When students go to university or college for the first time, managing their money may be another first. It’s important for students to gain an appreciation for how to spend, save, and plan for the future, especially if they are paying for their own education. Here are some tips and some traps to avoid.

Moving to a distant school
When you aren’t familiar with your university or college community, you may make poor financial choices. This means paying more for a place to live, for food, and for transportation back and forth every term.

Students shouldn’t feel constrained to their local educational institution, but planning ahead for the extra expenses of a first year in a different province or overseas needs to be a part of the equation. Plan financially as well as academically for the choices ahead. Research the tuition, the flight costs per year, as well as the cost of living for the community before making a decision.

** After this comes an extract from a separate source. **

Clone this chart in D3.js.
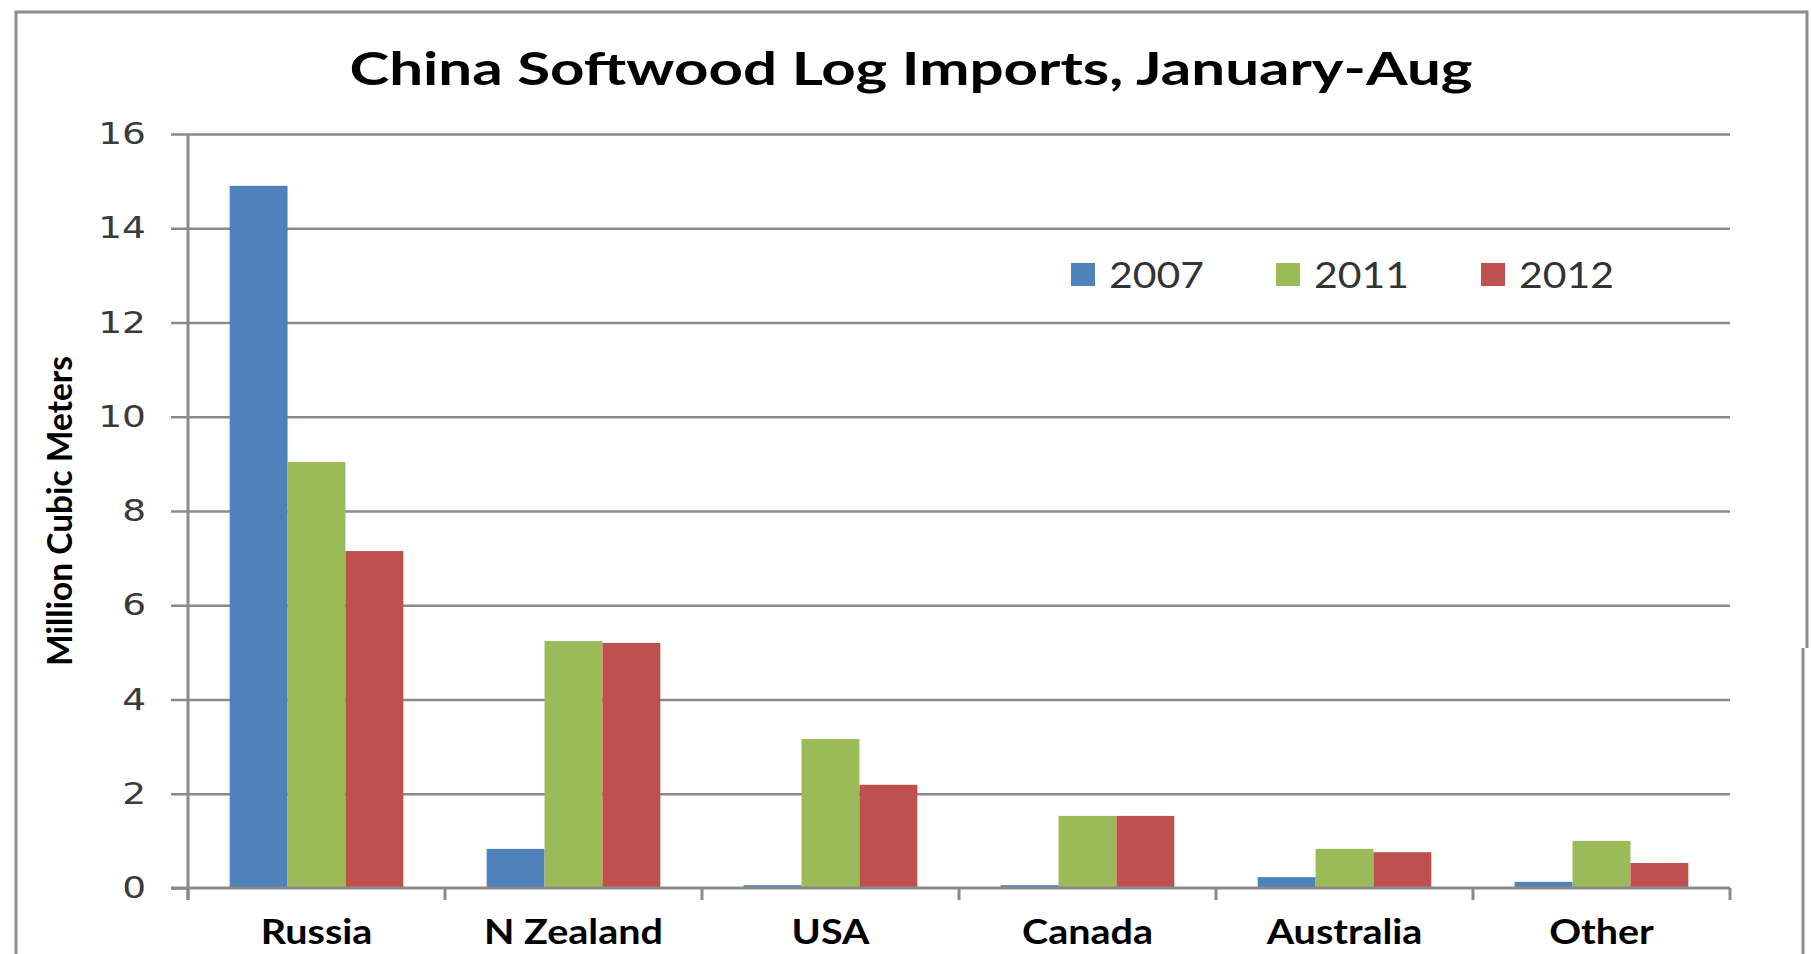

Getting access to student loans
Many students get an influx of cash from student loans and spend it right away, thereby leaving them strapped for the rest of the term or even the whole academic year.

While some students make careful choices, or even invest their student loans in short term GICs to create income, this isn’t the case for many. Parents should go over all of the options with their children to manage their money and their ideas for how it ought to be spent in order to avoid running out of money before the school year is up.

Counting on scholarships and bursaries
Yes, you can get scholarships, but you need a plan for attaining these in the same way you need a plan for getting into university and college in the first place. You don’t always need the best grades, but you do have to put in the time and effort to make your case to those who can help you out. Do your research, and reach out to those who may be able to help you at your new school. Talk with an advisor to see what is right for you.

As well, school-based bursaries are awarded simply on a first-come, first-serve basis to those in need. Large Canadian universities will provide bursary support to those who are struggling throughout the year, but you have to apply, and you may have to show why you need the money more than others. Contact Financial Services at your university to make the connections you need.

Set up an emergency fund
Just like those who have full-time jobs, students also need to set aside some money for emergencies. This can help them modulate their debt, and ensure that they don’t have to call on their parents at the last minute to pay their hydro bill.

The Wealthy Barber says that putting aside ten per cent of your income is a good start. If this is the first time a student has set up a savings account, they may want to look into all of the options available, such as higher-interest online savings systems.

The credit card crunch
Colleges and universities always have booths from credit-card companies willing to hand over new accounts to students. Spending through the credit card can, however, be problematic if planning ahead is an issue. Budgeting needs to match spending, no matter what payment process you use.

It is possible for students to build up credit in a positive way as long as they make a commitment to paying off their balance every month. Having no credit is almost the same as having bad credit, so using a credit card wisely can be a boon.